Britain = ‘The sick man of Europe’

12:37 25.11.2022 •

There is poverty everywhere in Britain. People with technically decent jobs are arriving at food banks. Kids are dying from inhaling the mould in their bedrooms. The complex, proactive stuff a state must do – like monitoring and disrupting child-exploitation networks, or getting patients through the A&E triage system within 12 hours – runs into the problem of no money, no people and no political will, - writes “The New European” in a smashing comment.

“The New European” draws some conclusions, inconvenient for the Conservative authorities: So what’s ahead of us might be the worst two years, economically, in living memory: certainly worse than the post-Lehman Brothers slump; worse than Covid; worse than the first three years of the Thatcher government. A much-shared bar graph showing the UK facing the sharpest GDP decline in Europe next year (-1.4% compared with Ireland’s predicted +3.2%) makes clear the depth of the crisis we are facing.

British conservatism has come to the end of a long era.

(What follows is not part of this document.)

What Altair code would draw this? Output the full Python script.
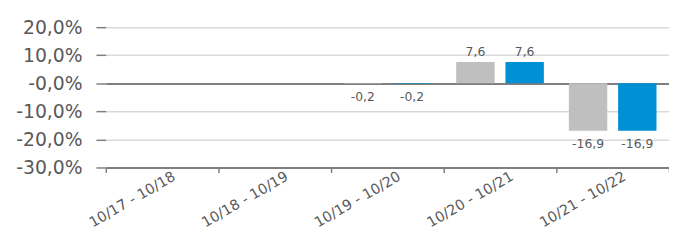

What failed over the summer was not just an economic doctrine. The Conservative Party itself failed as a trustworthy steward of government.

The Tories lost control of the economy. Because the economy – in the form of the enlightened self-interest of British business – had lost control of the Conservative Party. The party had become an instrument for political elite self-preservation: a machine to keep people like Boris Johnson in power, and their advisers – in Dominic Cummings’ famous words – in close proximity to “hot women and beer and pizza and music in the office on Friday and Saturday night”.

Brexit was the triumph of ideology over economic self interest. Hard Brexit then turned the Tory party into a Utopian cult. When Brexit, inevitably, began to weaken the fundamentals of the UK economy – trade, labour supply, investment and productivity – the cult mentality kicked in: not just among the members, but in Truss, Kwarteng and their hangers-on. Belief in Brexit, belief in the small and xenophobic state would get us through, they believed.

What’s run into a wall here is a doctrine, an ideology and an economic model. Since 2010 we’ve tried conservatism in all its potential forms: globalism plus austerity; soft ‘Brexit plus austerity’; ‘hard Brexit plus the big state’; ‘hard Brexit plus the small state’; and now ‘hard Brexit plus austerity’ – which, for those of us who understood reality, was always going to be the destination.

Free market globalisation worked until the dotcom crash; then it needed the life support of cheap credit to keep going; cheap credit crashed the banking system, requiring central bank money printing to keep the economy alive.

Austerity eroded social solidarity.

Brexit created needless friction with a market of 450 million people.

And at every stage British conservatism doubled down – on economic nationalism, crass xenophobia and legalised corruption.

And then the Central Bank stopped printing money, and the rest you know from the headlines, concludes “The New European”.